Task goal
Working from the data below, reproduce exactly the lines starting at the one that holds "Convert this chart to matplotlib code." and ending at the one that holds "plt.rcParams['mathtext.bf'] = 'Liberation". Pictures are excluded.

◇ ◇ ◇ ◇ ◇

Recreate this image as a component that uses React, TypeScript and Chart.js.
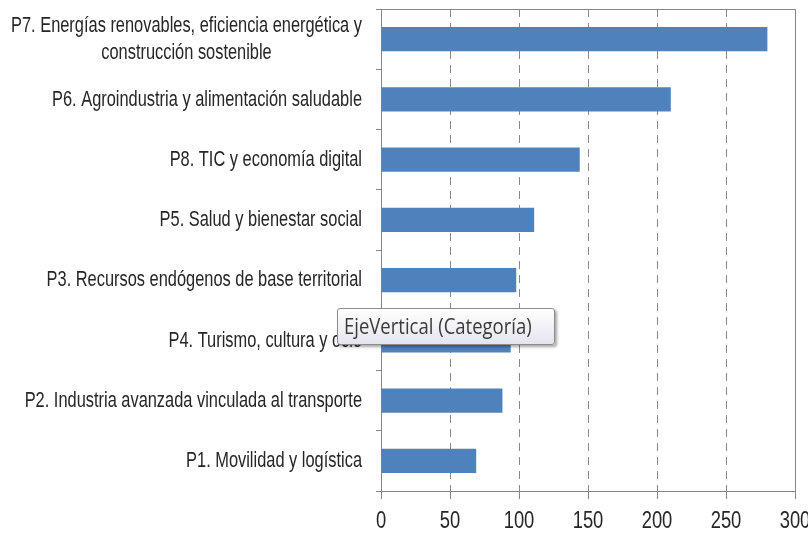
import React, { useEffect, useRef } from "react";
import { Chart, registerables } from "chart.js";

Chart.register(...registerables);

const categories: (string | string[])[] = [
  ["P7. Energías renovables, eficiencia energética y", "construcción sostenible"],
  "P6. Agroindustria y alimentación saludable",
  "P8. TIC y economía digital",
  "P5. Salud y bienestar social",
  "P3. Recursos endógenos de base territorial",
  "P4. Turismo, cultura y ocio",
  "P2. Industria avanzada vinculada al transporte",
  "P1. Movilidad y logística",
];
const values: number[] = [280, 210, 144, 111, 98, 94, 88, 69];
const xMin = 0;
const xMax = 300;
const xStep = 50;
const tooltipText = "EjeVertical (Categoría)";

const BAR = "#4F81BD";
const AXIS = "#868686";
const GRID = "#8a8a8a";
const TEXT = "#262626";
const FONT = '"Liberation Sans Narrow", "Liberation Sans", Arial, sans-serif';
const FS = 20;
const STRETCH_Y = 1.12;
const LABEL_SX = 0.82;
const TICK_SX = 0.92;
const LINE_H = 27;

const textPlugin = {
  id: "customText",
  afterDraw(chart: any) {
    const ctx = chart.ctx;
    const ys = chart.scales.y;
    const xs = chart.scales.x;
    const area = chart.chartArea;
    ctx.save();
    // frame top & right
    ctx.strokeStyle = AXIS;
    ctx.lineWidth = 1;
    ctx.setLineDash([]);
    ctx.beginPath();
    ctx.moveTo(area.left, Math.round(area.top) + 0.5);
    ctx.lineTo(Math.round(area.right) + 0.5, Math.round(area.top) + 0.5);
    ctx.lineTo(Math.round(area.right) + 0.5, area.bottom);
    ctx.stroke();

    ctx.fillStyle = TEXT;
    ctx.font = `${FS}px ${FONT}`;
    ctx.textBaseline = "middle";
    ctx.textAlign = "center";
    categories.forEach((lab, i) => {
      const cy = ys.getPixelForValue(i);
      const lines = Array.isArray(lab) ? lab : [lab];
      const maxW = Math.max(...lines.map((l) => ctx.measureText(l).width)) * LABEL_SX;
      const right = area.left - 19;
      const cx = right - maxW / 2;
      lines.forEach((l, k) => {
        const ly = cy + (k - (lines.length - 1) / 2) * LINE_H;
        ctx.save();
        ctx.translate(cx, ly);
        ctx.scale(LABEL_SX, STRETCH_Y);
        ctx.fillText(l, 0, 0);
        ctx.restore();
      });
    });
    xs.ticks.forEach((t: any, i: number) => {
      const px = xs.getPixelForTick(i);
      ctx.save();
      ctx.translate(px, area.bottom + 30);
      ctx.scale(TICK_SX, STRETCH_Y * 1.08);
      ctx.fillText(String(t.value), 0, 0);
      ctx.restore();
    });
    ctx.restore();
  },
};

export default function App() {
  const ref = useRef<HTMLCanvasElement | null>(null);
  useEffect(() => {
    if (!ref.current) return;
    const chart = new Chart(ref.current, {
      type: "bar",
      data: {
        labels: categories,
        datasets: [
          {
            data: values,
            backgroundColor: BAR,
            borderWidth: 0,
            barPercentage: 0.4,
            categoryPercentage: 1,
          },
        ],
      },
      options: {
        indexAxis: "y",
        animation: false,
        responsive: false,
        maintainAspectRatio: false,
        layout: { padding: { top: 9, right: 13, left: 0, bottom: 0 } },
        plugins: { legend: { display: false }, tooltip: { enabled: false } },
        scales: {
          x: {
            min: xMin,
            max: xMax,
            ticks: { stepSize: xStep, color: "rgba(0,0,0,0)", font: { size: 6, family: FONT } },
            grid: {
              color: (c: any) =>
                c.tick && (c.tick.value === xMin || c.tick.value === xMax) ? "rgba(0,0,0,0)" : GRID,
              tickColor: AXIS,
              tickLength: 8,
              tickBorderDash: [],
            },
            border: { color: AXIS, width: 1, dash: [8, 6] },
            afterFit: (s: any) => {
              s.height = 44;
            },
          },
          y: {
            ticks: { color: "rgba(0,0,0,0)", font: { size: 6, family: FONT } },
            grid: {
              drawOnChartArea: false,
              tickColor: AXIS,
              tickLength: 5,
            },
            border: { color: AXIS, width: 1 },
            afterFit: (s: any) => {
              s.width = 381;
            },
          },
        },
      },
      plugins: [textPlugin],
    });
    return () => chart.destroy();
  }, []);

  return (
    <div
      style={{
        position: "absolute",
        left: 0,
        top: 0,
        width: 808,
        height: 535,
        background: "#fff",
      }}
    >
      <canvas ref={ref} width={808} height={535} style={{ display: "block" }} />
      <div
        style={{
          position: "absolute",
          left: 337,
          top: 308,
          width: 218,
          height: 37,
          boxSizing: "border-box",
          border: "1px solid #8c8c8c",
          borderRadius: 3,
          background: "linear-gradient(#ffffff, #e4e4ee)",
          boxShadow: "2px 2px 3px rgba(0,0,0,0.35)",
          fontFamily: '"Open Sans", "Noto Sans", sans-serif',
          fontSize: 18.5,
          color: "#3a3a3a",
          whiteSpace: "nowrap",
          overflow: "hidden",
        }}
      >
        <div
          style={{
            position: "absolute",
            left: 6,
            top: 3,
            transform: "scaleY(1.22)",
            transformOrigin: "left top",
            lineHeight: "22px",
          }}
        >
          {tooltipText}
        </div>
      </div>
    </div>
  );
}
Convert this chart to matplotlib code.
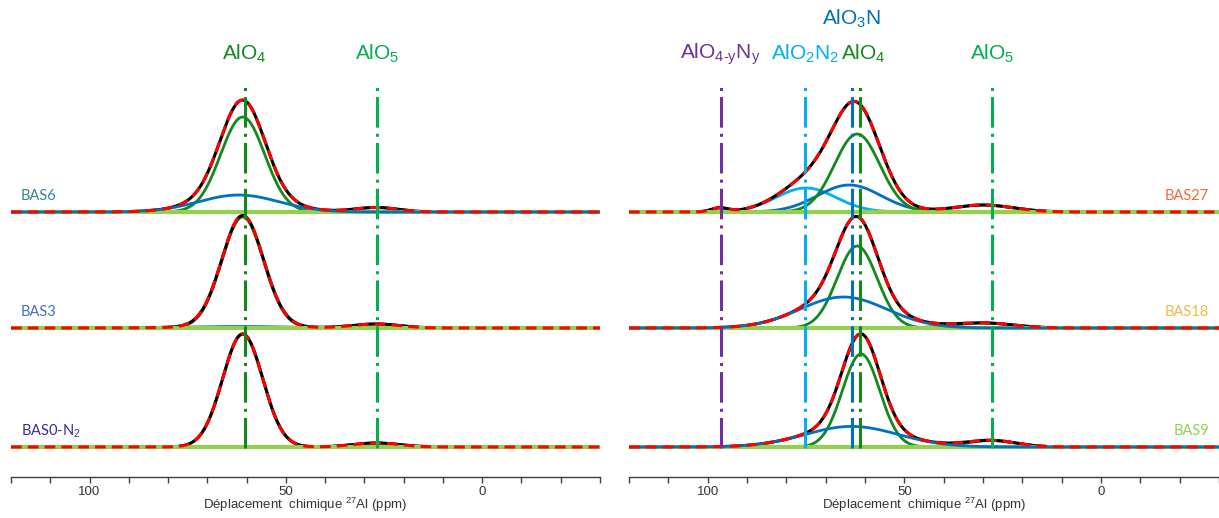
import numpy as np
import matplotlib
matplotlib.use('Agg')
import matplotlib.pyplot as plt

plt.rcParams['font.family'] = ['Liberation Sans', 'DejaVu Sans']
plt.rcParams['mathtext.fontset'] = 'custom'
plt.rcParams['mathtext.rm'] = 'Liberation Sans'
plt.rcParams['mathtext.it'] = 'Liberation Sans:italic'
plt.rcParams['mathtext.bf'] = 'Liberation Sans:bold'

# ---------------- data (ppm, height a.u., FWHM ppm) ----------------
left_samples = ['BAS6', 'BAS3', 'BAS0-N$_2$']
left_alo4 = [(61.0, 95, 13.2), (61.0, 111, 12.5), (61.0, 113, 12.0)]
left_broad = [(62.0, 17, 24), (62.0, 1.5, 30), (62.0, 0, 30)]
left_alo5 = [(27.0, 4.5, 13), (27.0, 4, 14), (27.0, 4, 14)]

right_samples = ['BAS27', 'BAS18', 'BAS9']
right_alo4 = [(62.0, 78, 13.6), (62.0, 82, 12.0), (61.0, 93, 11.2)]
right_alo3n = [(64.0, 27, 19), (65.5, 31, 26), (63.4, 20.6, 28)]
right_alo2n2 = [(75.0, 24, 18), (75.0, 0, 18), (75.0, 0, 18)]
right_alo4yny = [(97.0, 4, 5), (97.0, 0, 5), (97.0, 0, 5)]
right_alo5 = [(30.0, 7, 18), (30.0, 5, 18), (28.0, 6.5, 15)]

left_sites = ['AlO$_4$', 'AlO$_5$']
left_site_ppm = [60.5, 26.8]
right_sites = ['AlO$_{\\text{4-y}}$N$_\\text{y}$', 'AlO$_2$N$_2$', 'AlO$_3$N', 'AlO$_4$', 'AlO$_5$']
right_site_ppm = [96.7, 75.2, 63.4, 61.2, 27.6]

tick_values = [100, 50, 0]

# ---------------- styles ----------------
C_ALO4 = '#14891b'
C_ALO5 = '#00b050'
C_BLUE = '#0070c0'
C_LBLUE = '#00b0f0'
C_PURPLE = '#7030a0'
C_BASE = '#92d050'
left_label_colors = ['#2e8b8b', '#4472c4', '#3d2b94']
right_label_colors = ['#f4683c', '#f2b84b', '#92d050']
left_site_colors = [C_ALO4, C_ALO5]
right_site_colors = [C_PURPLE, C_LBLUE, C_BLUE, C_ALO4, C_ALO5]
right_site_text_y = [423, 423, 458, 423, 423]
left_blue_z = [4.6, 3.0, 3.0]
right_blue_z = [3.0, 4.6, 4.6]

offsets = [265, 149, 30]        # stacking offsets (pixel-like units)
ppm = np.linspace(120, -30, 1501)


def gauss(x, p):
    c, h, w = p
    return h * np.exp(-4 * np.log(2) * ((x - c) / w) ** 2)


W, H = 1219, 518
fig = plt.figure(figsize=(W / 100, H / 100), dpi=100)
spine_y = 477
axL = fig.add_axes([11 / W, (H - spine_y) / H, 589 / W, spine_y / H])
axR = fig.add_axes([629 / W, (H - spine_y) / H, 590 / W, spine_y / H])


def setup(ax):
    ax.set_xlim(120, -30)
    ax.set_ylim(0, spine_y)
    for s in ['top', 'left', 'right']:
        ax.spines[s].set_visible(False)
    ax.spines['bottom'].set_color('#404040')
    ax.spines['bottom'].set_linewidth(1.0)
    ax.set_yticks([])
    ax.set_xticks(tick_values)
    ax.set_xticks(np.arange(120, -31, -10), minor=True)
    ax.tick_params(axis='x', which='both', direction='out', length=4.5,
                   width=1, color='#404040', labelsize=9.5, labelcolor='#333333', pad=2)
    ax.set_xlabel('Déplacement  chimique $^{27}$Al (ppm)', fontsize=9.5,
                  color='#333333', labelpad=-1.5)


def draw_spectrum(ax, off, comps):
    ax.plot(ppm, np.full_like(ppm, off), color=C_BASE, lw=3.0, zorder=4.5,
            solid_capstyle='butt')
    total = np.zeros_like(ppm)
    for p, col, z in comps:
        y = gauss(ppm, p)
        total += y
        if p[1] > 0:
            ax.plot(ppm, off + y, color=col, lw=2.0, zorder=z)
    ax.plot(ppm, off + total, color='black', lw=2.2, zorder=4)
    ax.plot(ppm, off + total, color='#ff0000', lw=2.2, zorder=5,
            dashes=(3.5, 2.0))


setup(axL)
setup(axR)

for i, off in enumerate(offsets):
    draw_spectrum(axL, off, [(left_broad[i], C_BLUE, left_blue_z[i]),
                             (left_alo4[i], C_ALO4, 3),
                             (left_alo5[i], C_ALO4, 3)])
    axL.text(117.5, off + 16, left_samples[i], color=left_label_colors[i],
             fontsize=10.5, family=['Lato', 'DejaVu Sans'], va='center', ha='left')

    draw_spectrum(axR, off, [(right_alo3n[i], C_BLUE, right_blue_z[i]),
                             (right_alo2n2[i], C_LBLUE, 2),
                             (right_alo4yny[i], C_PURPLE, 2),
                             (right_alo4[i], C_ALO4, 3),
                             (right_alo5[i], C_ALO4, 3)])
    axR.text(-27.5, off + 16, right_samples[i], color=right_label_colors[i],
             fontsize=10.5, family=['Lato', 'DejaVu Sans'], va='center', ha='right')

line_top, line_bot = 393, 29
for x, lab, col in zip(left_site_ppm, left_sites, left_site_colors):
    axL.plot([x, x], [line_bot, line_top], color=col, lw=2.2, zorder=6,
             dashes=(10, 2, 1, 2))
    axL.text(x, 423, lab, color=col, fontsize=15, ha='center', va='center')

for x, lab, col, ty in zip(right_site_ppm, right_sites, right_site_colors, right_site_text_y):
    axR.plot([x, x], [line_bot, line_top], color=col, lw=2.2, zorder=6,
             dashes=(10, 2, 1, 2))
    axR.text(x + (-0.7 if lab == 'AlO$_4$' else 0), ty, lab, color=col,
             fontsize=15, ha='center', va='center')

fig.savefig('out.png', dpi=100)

◇ ◇ ◇ ◇ ◇

Finished answer
Convert this chart to matplotlib code.
import numpy as np
import matplotlib
matplotlib.use('Agg')
import matplotlib.pyplot as plt

plt.rcParams['font.family'] = ['Liberation Sans', 'DejaVu Sans']
plt.rcParams['mathtext.fontset'] = 'custom'
plt.rcParams['mathtext.rm'] = 'Liberation Sans'
plt.rcParams['mathtext.it'] = 'Liberation Sans:italic'
plt.rcParams['mathtext.bf'] = 'Liberation Sans:bold'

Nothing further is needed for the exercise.